Environmental DNA as an innovative technique to identify the origins of falsified antimalarial tablets—a pilot study of the pharmabiome

Scientific Reports
20 Dec 2022
Jennifer M. Young, Craig Liddicoat, Kor-jent van Dijk, Patricia Tabernero, Celine Caillet, Nicholas J. White, Adrian Linacre, Jeremy J. Austin & Paul N. Newton



Falsified medicines are a major threat to global health. Antimalarial drugs have been particularly targeted by criminals. As DNA analysis has revolutionized forensic criminology, we hypothesized that these techniques could also be used to investigate the origins of falsified medicines. Medicines may contain diverse adventitious biological contamination, and the sealed nature of blister-packages may capture and preserve genetic signals from the manufacturing processes allowing identification of production source(s).

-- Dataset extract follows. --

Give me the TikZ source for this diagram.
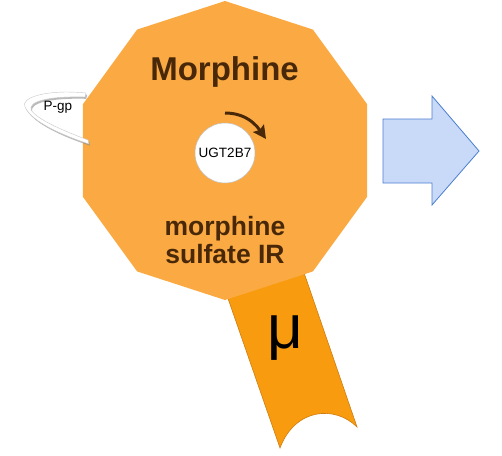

We conducted a blinded pilot study to determine if such environmental DNA (eDNA) could be detected in eleven samples of falsified and genuine artesunate antimalarial tablets, collected in SE Asia, which could be indicative of origin. Massively Parallel Sequencing (MPS) was used to characterize microbial and eukaryote diversity. Two mitochondrial DNA analysis approaches were explored to detect the presence of human DNA. Trace eDNA from these low biomass samples demonstrated sample specific signals using two target markers. Significant differences in bacterial and eukaryote DNA community structures were observed between genuine and falsified tablets and between different packaging types of falsified artesunate. Human DNA, which was indicative of likely east Asian ancestry, was found in falsified tablets. This pilot study of the ‘pharmabiome’ shows the potential of environmental DNA as a powerful forensic tool to assist with the identification of the environments, and hence location and timing, of the source and manufacture of falsified medicines, establish links between seizures and complement existing tools to build a more complete picture of criminal trade routes. The finding of human DNA in tablets raises important ethical issues that need to be addressed.